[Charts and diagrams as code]
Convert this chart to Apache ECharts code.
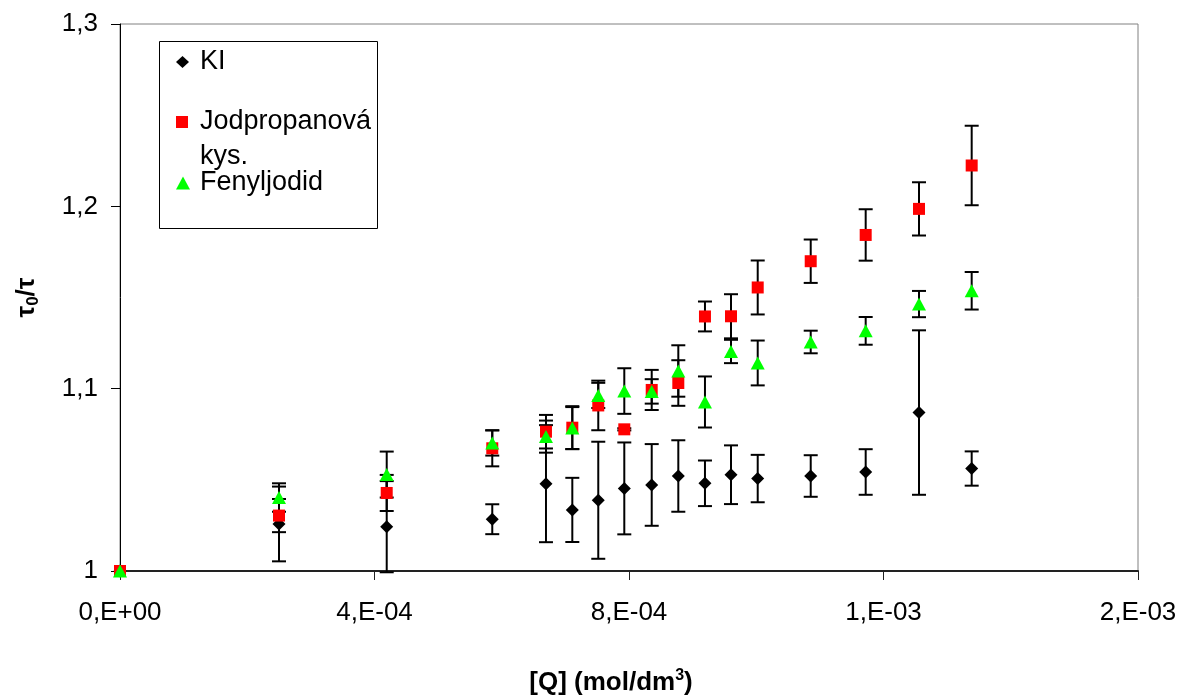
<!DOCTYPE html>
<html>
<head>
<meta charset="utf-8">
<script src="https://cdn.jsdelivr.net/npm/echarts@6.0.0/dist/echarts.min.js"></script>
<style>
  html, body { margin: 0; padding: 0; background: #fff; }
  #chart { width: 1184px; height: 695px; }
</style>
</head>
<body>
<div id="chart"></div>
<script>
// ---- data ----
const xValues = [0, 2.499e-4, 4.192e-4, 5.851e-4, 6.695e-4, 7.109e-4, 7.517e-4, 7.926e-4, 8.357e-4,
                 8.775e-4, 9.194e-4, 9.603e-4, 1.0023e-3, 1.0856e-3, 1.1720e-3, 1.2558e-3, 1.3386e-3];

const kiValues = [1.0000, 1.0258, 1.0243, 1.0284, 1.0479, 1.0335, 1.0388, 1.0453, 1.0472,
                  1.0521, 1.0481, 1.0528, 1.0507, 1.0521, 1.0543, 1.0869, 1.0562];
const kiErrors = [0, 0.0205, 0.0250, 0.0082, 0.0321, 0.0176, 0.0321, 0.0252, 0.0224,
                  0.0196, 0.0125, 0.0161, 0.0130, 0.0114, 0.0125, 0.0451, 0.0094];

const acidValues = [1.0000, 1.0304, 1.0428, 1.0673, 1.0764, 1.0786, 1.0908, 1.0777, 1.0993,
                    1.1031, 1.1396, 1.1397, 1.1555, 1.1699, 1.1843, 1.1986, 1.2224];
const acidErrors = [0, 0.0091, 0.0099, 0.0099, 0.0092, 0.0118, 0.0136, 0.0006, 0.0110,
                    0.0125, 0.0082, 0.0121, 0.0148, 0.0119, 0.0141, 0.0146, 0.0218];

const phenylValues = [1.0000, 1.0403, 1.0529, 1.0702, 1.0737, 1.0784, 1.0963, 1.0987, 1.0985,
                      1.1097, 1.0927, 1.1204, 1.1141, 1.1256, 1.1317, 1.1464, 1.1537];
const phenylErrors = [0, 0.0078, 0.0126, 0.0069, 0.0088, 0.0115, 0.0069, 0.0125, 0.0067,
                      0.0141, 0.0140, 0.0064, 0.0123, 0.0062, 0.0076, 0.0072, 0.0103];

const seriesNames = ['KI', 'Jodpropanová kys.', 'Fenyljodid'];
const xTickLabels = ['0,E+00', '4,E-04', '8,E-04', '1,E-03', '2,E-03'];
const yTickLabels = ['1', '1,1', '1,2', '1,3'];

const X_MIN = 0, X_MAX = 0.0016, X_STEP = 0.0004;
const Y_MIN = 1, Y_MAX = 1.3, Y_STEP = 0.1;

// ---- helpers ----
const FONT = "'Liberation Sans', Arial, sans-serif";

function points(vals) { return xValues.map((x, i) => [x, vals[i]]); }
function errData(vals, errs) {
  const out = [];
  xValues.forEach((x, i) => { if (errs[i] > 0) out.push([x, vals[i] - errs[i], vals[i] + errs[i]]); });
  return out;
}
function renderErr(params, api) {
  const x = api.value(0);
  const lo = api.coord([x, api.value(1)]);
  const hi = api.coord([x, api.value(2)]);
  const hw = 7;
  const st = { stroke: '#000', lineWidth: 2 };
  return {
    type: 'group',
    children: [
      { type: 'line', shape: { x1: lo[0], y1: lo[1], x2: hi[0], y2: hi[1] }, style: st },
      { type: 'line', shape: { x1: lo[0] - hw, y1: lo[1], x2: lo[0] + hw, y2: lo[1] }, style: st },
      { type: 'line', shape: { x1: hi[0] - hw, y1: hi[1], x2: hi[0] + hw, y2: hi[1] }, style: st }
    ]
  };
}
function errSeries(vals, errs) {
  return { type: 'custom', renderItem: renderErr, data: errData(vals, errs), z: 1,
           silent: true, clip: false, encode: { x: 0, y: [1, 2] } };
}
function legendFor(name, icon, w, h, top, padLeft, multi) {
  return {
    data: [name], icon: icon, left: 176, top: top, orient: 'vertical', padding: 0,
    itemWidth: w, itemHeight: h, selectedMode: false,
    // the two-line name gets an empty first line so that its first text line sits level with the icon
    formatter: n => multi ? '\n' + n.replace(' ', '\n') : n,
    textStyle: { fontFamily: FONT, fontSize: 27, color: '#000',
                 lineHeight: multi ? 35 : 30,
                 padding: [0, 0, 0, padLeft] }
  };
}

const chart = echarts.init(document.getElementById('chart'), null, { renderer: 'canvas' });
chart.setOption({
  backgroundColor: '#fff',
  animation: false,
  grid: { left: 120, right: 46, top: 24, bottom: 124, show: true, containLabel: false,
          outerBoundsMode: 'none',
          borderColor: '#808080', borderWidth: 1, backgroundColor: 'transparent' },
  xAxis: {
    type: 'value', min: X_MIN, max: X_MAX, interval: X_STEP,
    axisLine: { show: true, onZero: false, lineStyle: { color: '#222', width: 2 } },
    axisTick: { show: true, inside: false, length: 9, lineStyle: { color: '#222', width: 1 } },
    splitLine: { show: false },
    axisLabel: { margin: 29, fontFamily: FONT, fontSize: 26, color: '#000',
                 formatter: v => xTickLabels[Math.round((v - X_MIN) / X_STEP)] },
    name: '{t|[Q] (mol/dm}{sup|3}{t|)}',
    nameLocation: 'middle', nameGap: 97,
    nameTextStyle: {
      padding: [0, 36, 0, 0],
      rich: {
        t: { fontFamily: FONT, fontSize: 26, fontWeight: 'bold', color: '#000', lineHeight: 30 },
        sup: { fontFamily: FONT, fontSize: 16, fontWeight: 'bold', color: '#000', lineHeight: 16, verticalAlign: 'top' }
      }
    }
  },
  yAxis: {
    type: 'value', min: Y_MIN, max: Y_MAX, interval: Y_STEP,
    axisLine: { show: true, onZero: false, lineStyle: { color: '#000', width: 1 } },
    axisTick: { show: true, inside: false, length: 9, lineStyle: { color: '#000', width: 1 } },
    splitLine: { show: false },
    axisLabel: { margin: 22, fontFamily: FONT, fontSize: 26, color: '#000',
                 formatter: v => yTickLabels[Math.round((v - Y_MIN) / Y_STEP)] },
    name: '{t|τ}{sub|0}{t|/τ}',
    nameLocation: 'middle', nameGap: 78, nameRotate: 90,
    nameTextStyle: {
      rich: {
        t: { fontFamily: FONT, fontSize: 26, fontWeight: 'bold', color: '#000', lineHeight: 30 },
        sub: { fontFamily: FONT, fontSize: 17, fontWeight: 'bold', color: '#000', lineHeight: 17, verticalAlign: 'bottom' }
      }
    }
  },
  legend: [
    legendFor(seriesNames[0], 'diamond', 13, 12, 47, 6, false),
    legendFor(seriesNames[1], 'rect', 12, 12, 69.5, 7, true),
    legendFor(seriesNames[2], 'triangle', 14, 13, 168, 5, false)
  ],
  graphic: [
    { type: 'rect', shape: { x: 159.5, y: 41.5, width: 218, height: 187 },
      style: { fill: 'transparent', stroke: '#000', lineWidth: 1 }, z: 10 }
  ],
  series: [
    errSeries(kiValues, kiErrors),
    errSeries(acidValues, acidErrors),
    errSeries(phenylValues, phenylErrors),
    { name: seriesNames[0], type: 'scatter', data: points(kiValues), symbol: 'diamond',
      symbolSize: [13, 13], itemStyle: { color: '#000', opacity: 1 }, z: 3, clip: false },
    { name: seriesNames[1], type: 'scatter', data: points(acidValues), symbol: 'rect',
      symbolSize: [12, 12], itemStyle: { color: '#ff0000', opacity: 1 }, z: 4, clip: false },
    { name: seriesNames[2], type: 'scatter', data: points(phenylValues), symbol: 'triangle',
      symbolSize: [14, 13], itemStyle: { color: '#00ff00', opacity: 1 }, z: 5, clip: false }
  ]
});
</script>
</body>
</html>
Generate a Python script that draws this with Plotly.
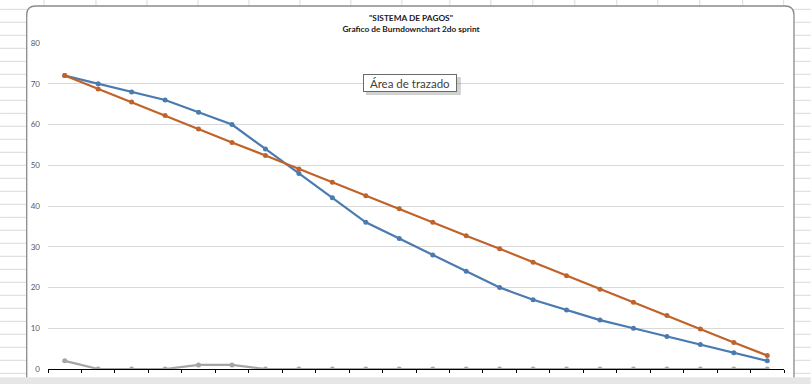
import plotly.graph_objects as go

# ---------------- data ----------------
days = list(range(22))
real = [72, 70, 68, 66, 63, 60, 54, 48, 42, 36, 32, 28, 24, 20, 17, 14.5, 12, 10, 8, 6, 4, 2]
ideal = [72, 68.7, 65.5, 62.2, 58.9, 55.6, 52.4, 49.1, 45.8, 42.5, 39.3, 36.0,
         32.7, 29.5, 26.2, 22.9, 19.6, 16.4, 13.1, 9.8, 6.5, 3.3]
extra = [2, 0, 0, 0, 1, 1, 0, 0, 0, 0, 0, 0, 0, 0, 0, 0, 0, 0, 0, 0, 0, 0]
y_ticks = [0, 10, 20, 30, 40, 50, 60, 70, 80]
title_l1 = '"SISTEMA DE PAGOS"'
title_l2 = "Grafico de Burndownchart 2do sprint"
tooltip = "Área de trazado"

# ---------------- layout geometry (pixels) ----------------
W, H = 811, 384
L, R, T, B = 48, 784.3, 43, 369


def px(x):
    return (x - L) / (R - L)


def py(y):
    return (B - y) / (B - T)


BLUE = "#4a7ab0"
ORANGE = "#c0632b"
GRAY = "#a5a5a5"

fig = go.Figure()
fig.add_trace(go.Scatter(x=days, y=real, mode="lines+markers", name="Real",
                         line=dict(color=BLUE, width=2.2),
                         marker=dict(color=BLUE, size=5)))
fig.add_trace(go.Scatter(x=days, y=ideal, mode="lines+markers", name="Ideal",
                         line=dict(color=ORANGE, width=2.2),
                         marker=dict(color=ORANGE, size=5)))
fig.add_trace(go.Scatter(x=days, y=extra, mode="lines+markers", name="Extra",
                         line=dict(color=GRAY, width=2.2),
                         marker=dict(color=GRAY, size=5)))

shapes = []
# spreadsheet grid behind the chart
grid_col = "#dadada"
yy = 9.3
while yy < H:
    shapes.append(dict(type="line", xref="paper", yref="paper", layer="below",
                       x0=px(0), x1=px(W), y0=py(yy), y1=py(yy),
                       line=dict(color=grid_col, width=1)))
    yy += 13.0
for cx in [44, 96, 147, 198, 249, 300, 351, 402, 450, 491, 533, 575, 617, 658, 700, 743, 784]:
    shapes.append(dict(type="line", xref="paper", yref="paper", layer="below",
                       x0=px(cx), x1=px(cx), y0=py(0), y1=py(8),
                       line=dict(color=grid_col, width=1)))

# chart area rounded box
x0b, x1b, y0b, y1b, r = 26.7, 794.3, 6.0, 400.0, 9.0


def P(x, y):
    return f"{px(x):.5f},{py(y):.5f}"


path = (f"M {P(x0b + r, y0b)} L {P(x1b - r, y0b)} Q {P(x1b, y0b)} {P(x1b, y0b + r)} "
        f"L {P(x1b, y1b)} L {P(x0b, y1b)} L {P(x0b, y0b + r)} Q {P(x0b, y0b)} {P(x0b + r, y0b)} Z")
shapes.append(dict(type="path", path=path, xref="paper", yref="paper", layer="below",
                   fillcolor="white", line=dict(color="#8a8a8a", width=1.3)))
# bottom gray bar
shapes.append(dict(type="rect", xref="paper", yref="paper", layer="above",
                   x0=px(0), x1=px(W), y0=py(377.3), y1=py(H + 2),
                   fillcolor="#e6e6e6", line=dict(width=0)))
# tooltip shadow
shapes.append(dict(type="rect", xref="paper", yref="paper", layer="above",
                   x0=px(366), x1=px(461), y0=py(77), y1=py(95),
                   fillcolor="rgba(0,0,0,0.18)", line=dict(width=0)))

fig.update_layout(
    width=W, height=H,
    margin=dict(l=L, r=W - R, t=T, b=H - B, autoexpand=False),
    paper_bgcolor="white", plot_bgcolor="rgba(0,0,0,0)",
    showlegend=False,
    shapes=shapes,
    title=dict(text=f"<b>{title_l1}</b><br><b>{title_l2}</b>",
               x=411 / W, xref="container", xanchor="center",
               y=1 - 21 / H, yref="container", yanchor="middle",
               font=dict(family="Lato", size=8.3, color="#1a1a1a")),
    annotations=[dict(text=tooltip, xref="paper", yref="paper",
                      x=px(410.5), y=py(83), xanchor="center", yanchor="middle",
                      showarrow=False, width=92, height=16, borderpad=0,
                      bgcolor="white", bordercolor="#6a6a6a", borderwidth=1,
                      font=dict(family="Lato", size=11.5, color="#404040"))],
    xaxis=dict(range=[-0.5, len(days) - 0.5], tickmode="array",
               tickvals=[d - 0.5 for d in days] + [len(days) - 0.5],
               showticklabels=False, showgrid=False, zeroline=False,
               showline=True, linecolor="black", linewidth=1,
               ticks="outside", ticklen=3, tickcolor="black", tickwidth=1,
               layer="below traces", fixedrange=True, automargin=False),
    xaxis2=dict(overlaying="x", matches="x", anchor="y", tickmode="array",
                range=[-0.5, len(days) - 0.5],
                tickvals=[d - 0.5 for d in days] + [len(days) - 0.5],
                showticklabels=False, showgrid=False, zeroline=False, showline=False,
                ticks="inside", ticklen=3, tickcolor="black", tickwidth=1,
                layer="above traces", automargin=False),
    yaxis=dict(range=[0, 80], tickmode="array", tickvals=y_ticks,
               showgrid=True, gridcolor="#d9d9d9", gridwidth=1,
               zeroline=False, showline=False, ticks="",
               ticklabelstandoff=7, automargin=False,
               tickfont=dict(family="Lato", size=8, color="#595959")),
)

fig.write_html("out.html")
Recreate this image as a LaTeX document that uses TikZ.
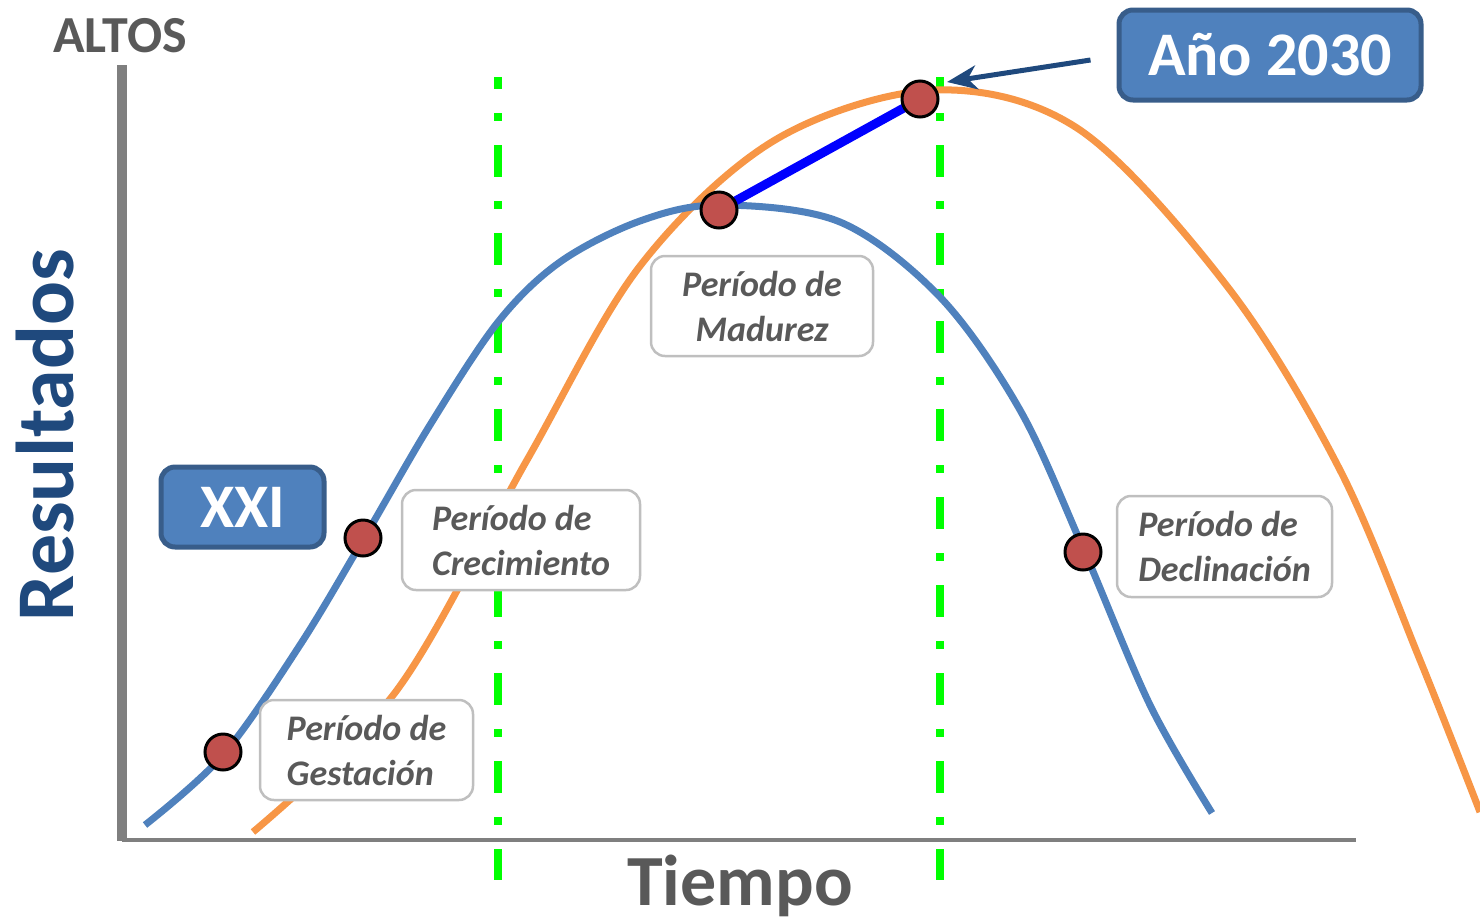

What is being asked: Any pictures should be left out. Reproduce every line from the one holding "Generate a Python" down to the one holding "import plotly.graph_objects as go", both of those lines included.

Worked solution:
Generate a Python script that draws this with Plotly.
import plotly.graph_objects as go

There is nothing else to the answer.